Williams recently attacked U.S. Rep. Doug Lamborn and former Colorado Springs Mayor John Suthers, which is virtually unprecedented for a Colorado Republican state chairman. Interestingly, Lamborn overwhelmingly defeated Williams in the 5th Congressional District Republican primary election in 2020.

Despite a clear prohibition in Colorado Republican by-laws for a state chairman to get involved in primaries, Williams has signaled he will oppose those whom he derisively has called “RINOs”—Republicans in Name Only.

Williams now brags about an “agreement” he has reached with the Colorado Libertarian Party that would allegedly prevent Libertarian candidates from being “spoilers” in competitive races such as the 8th CD. But Williams essentially grants veto power to the Libertarians to say which Republican are unacceptable to them as potential Republican nominees.

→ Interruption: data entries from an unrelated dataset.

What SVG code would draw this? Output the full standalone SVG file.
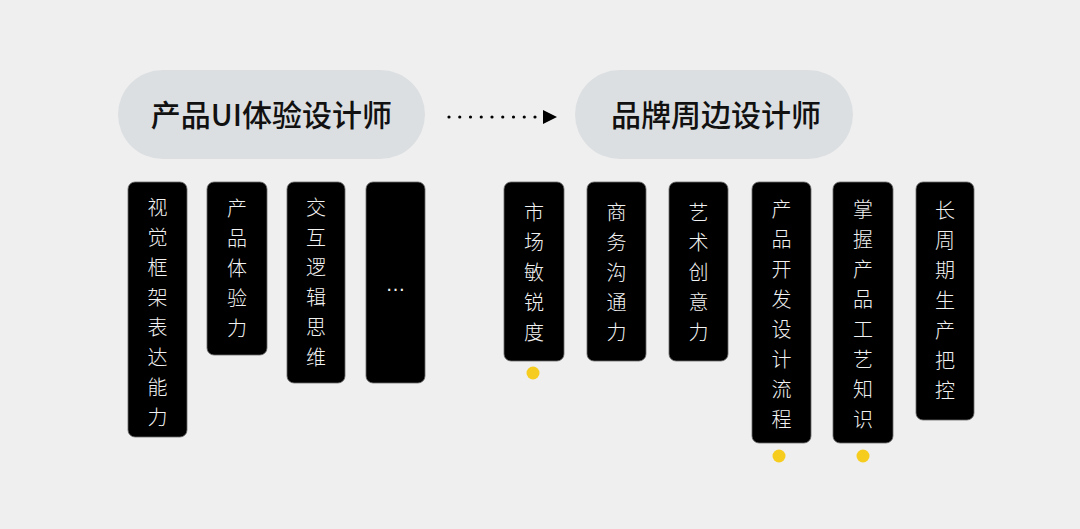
<svg xmlns="http://www.w3.org/2000/svg" width="1080" height="529" viewBox="0 0 1080 529">
<defs>
<style>
.pill{fill:#dcdfe1}
.title{font-family:"Noto Sans CJK SC","Noto Sans",sans-serif;font-size:30px;font-weight:500;fill:#111;text-anchor:middle}
.box{fill:#000;stroke:#6a6a6a;stroke-width:0.8}
.lbl{font-family:"Noto Sans CJK SC","Noto Sans",sans-serif;font-size:20px;font-weight:300;fill:#f2f2f2;text-anchor:middle}
.ell{font-family:"Liberation Sans",sans-serif;font-size:20px;fill:#f2f2f2;text-anchor:middle}
.dot{fill:#f6cd1e}
</style>
<marker id="ah" markerUnits="userSpaceOnUse" markerWidth="14" markerHeight="14" refX="0" refY="7" orient="auto">
<path d="M0,0 L14,7 L0,14 z" fill="#000"/>
</marker>
</defs>
<rect width="1080" height="529" fill="#efefef"/>

<g id="role-ui">
<rect class="pill" x="118" y="70" width="307" height="89" rx="44.5"/>
<text class="title" x="271.5" y="126">产品UI体验设计师</text>
</g>
<g id="role-brand">
<rect class="pill" x="575" y="70" width="278" height="89" rx="44.5"/>
<text class="title" x="716" y="126">品牌周边设计师</text>
</g>

<g id="connectors">
<line x1="449" y1="117" x2="543" y2="117" stroke="#000" stroke-width="3.2" stroke-linecap="round" stroke-dasharray="0 10.75" marker-end="url(#ah)"/>
</g>

<g id="skill-1">
<rect class="box" x="128" y="182" width="59" height="255" rx="7"/>
<text class="lbl"><tspan x="157.5" y="214.5">视</tspan><tspan x="157.5" y="244.5">觉</tspan><tspan x="157.5" y="274.5">框</tspan><tspan x="157.5" y="304.5">架</tspan><tspan x="157.5" y="334.5">表</tspan><tspan x="157.5" y="364.5">达</tspan><tspan x="157.5" y="394.5">能</tspan><tspan x="157.5" y="424.5">力</tspan></text>
</g>
<g id="skill-2">
<rect class="box" x="207" y="182" width="60" height="173" rx="7"/>
<text class="lbl"><tspan x="237" y="215.5">产</tspan><tspan x="237" y="245.5">品</tspan><tspan x="237" y="275.5">体</tspan><tspan x="237" y="305.5">验</tspan><tspan x="237" y="335.5">力</tspan></text>
</g>
<g id="skill-3">
<rect class="box" x="287" y="182" width="58" height="201" rx="7"/>
<text class="lbl"><tspan x="316" y="214.5">交</tspan><tspan x="316" y="244.5">互</tspan><tspan x="316" y="274.5">逻</tspan><tspan x="316" y="304.5">辑</tspan><tspan x="316" y="334.5">思</tspan><tspan x="316" y="364.5">维</tspan></text>
</g>
<g id="skill-4">
<rect class="box" x="366" y="182" width="59" height="201" rx="7"/>
<text class="ell" x="395.5" y="291">…</text>
</g>

<g id="skill-5">
<rect class="box" x="504" y="182" width="60" height="179" rx="7"/>
<text class="lbl"><tspan x="534" y="219.5">市</tspan><tspan x="534" y="249.5">场</tspan><tspan x="534" y="279.5">敏</tspan><tspan x="534" y="309.5">锐</tspan><tspan x="534" y="339.5">度</tspan></text>
<circle class="dot" cx="533" cy="373" r="6.5"/>
</g>
<g id="skill-6">
<rect class="box" x="587" y="182" width="59" height="179" rx="7"/>
<text class="lbl"><tspan x="616.5" y="219.5">商</tspan><tspan x="616.5" y="249.5">务</tspan><tspan x="616.5" y="279.5">沟</tspan><tspan x="616.5" y="309.5">通</tspan><tspan x="616.5" y="339.5">力</tspan></text>
</g>
<g id="skill-7">
<rect class="box" x="669" y="182" width="59" height="179" rx="7"/>
<text class="lbl"><tspan x="698.5" y="219.5">艺</tspan><tspan x="698.5" y="249.5">术</tspan><tspan x="698.5" y="279.5">创</tspan><tspan x="698.5" y="309.5">意</tspan><tspan x="698.5" y="339.5">力</tspan></text>
</g>
<g id="skill-8">
<rect class="box" x="752" y="182" width="59" height="261" rx="7"/>
<text class="lbl"><tspan x="781.5" y="216.5">产</tspan><tspan x="781.5" y="246.5">品</tspan><tspan x="781.5" y="276.5">开</tspan><tspan x="781.5" y="306.5">发</tspan><tspan x="781.5" y="336.5">设</tspan><tspan x="781.5" y="366.5">计</tspan><tspan x="781.5" y="396.5">流</tspan><tspan x="781.5" y="426.5">程</tspan></text>
<circle class="dot" cx="779" cy="456" r="6.5"/>
</g>
<g id="skill-9">
<rect class="box" x="833" y="182" width="60" height="261" rx="7"/>
<text class="lbl"><tspan x="863" y="216.5">掌</tspan><tspan x="863" y="246.5">握</tspan><tspan x="863" y="276.5">产</tspan><tspan x="863" y="306.5">品</tspan><tspan x="863" y="336.5">工</tspan><tspan x="863" y="366.5">艺</tspan><tspan x="863" y="396.5">知</tspan><tspan x="863" y="426.5">识</tspan></text>
<circle class="dot" cx="863" cy="456" r="6.5"/>
</g>
<g id="skill-10">
<rect class="box" x="916" y="182" width="58" height="238" rx="7"/>
<text class="lbl"><tspan x="945" y="218">长</tspan><tspan x="945" y="248">周</tspan><tspan x="945" y="278">期</tspan><tspan x="945" y="308">生</tspan><tspan x="945" y="338">产</tspan><tspan x="945" y="368">把</tspan><tspan x="945" y="398">控</tspan></text>
</g>
</svg>
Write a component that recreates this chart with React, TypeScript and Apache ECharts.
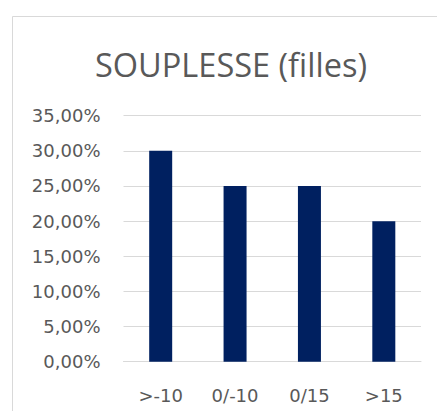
import React, { useEffect, useRef } from "react";
import * as echarts from "echarts";

const categories = [">-10", "0/-10", "0/15", ">15"];
const values = [0.3, 0.25, 0.25, 0.2];
const titleText = "SOUPLESSE (filles)";

export default function App() {
  const ref = useRef<HTMLDivElement>(null);
  useEffect(() => {
    const chart = echarts.init(ref.current!, null, { renderer: "svg" });
    const font = "DejaVu Sans";
    chart.setOption({
      animation: false,
      backgroundColor: "#ffffff",
      graphic: [
        {
          type: "rect",
          shape: { x: 12.5, y: 16.5, width: 500, height: 500 },
          style: { fill: "none", stroke: "#d9d9d9", lineWidth: 1 },
          silent: true,
        },
        {
          type: "text",
          x: 231,
          y: 64,
          style: {
            text: titleText,
            font: `400 32.5px "Open Sans"`,
            fill: "#595959",
            textAlign: "center",
            textVerticalAlign: "middle",
          },
        },
      ],
      grid: { left: 123.5, right: 16, top: 115.7, bottom: 49.3 },
      xAxis: {
        type: "category",
        data: categories,
        axisLine: { show: true, lineStyle: { color: "#d9d9d9", width: 1 } },
        axisTick: { show: false },
        axisLabel: { color: "#595959", fontSize: 18, fontFamily: font, margin: 25 },
      },
      yAxis: {
        type: "value",
        min: 0,
        max: 0.35,
        interval: 0.05,
        axisLine: { show: false },
        axisTick: { show: false },
        splitLine: { lineStyle: { color: "#d9d9d9", width: 1 } },
        axisLabel: {
          color: "#595959",
          fontSize: 18,
          fontFamily: font,
          margin: 23,
          formatter: (v: number) => (v * 100).toFixed(2).replace(".", ",") + "%",
        },
      },
      series: [
        {
          type: "bar",
          data: values,
          barWidth: 23,
          itemStyle: { color: "#002060" },
        },
      ],
    });
    return () => chart.dispose();
  }, []);
  return (
    <div
      ref={ref}
      style={{ position: "fixed", left: 0, top: 0, width: 437, height: 411 }}
    />
  );
}
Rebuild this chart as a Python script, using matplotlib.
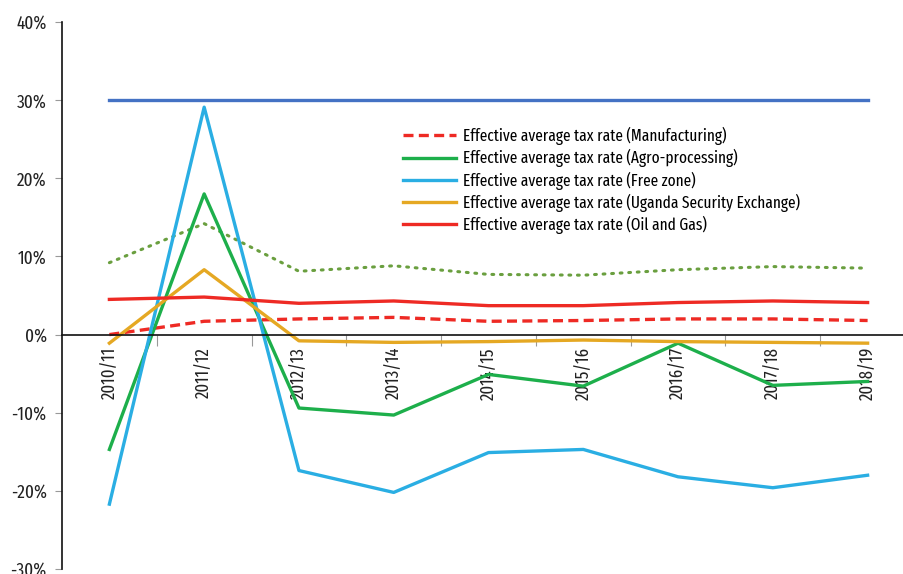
import matplotlib
matplotlib.use("Agg")
import matplotlib.pyplot as plt
import matplotlib.ticker as ticker
from matplotlib import font_manager

years = ["2010/11", "2011/12", "2012/13", "2013/14", "2014/15",
         "2015/16", "2016/17", "2017/18", "2018/19"]

statutory = [30, 30, 30, 30, 30, 30, 30, 30, 30]
overall = [9.2, 14.2, 8.1, 8.8, 7.7, 7.6, 8.3, 8.7, 8.5]
manufacturing = [0.0, 1.7, 2.0, 2.2, 1.7, 1.8, 2.0, 2.0, 1.8]
agro = [-14.7, 18.0, -9.4, -10.3, -5.1, -6.6, -1.1, -6.5, -6.0]
free_zone = [-21.7, 29.1, -17.4, -20.2, -15.1, -14.7, -18.2, -19.6, -18.0]
use = [-1.1, 8.3, -0.8, -1.0, -0.9, -0.7, -0.9, -1.0, -1.1]
oil_gas = [4.5, 4.8, 4.0, 4.3, 3.7, 3.7, 4.1, 4.3, 4.1]

# look for a narrow face (the original uses a condensed gothic)
skip = ('Bold', 'Light', 'Thin', 'Black', 'Medium', 'Italic', 'Oblique', 'Heavy')
faces = [f for f in font_manager.fontManager.ttflist
         if not any(s in f.fname for s in skip)]
picked = None
for key in ('ExtraCondensed', 'Narrow', 'Condensed'):
    cands = sorted(f.fname for f in faces if key in f.fname and 'Semi' not in f.fname)
    if cands:
        picked = cands[0]
        break
if picked:
    font_manager.fontManager.addfont(picked)
    name = font_manager.FontProperties(fname=picked).get_name()
    plt.rcParams['font.family'] = [name, 'DejaVu Sans']
    plt.rcParams['font.stretch'] = 'extra-condensed'

fig = plt.figure(figsize=(9.04, 5.74), dpi=100)
ax = fig.add_axes([62 / 904, 5 / 574, 853 / 904, 547 / 574])

x = list(range(len(years)))
ax.plot(x, statutory, color='#4472C4', lw=2.4)
ax.plot(x, overall, color='#6A9F3F', lw=2.2, ls=(0, (0.6, 2.2)), dash_capstyle='round')
ax.plot(x, manufacturing, color='#EE2A24', lw=2.4, ls=(0, (3, 1.6)),
        label='Effective average tax rate (Manufacturing)')
ax.plot(x, agro, color='#1DAF4B', lw=2.4,
        label='Effective average tax rate (Agro-processing)')
ax.plot(x, free_zone, color='#2AAEE3', lw=2.4,
        label='Effective average tax rate (Free zone)')
ax.plot(x, use, color='#E5A823', lw=2.4,
        label='Effective average tax rate (Uganda Security Exchange)')
ax.plot(x, oil_gas, color='#EE2A24', lw=2.4,
        label='Effective average tax rate (Oil and Gas)')

ax.set_xlim(-0.5, 8.5)
ax.set_ylim(-30, 40)
ax.yaxis.set_major_locator(ticker.MultipleLocator(10))
ax.yaxis.set_major_formatter(ticker.FuncFormatter(lambda v, p: '%d%%' % v))

ax.set_xticks(x)
ax.set_xticklabels(years)
ax.set_xticks([i + 0.5 for i in x[:-1]], minor=True)
ax.tick_params(axis='x', which='major', length=0, pad=9, labelsize=13,
               labelcolor='#222222', labelrotation=90)
ax.tick_params(axis='x', which='minor', length=8, width=0.8, color='#999999')
ax.tick_params(axis='y', length=5, width=0.8, color='#999999', labelsize=13.5,
               labelcolor='#222222', pad=6)

ax.spines['top'].set_visible(False)
ax.spines['right'].set_visible(False)
ax.spines['bottom'].set_position(('data', 0))
ax.spines['bottom'].set_color('#111111')
ax.spines['left'].set_color('#111111')
ax.spines['bottom'].set_linewidth(1.2)
ax.spines['left'].set_linewidth(1.2)

ax.legend(loc='upper left', bbox_to_anchor=(0.392, 0.82), frameon=False,
          fontsize=12, handlelength=3.2, handletextpad=0.4, labelspacing=0.24,
          borderaxespad=0)

fig.savefig('out.png', dpi=100)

Williams specifically named O’Dea as someone whom the Libertarians might object to and would therefore be unacceptable as a Republican nominee.

So any Republican who is considering running in the 8th CD in 2024, or for that matter any other Republican primary, should realize they are not only running against Caraveo, they will potentially be subjected to the ideological attacks of the Republican state chairman, who is beholden to Libertarian demands.

There is no doubt the 8th CD could be a real opportunity for Republicans to win in 2024. Caraveo has been a reliable vote for the inflationary and job-killing agenda of failed President Joe Biden.

But that opportunity will evaporate if Trump is the 2024 Republican presidential nominee and the GOP state chairman continues his crusade to cleanse the party of candidates who do not meet his ideological purity test.

Dick Wadhams is a former Colorado Republican state chairman who worked for U.S. Sen. Bill Armstrong for nine years before managing campaigns for U.S. Sens. Hank Brown and Wayne Allard, and Gov. Bill Owens.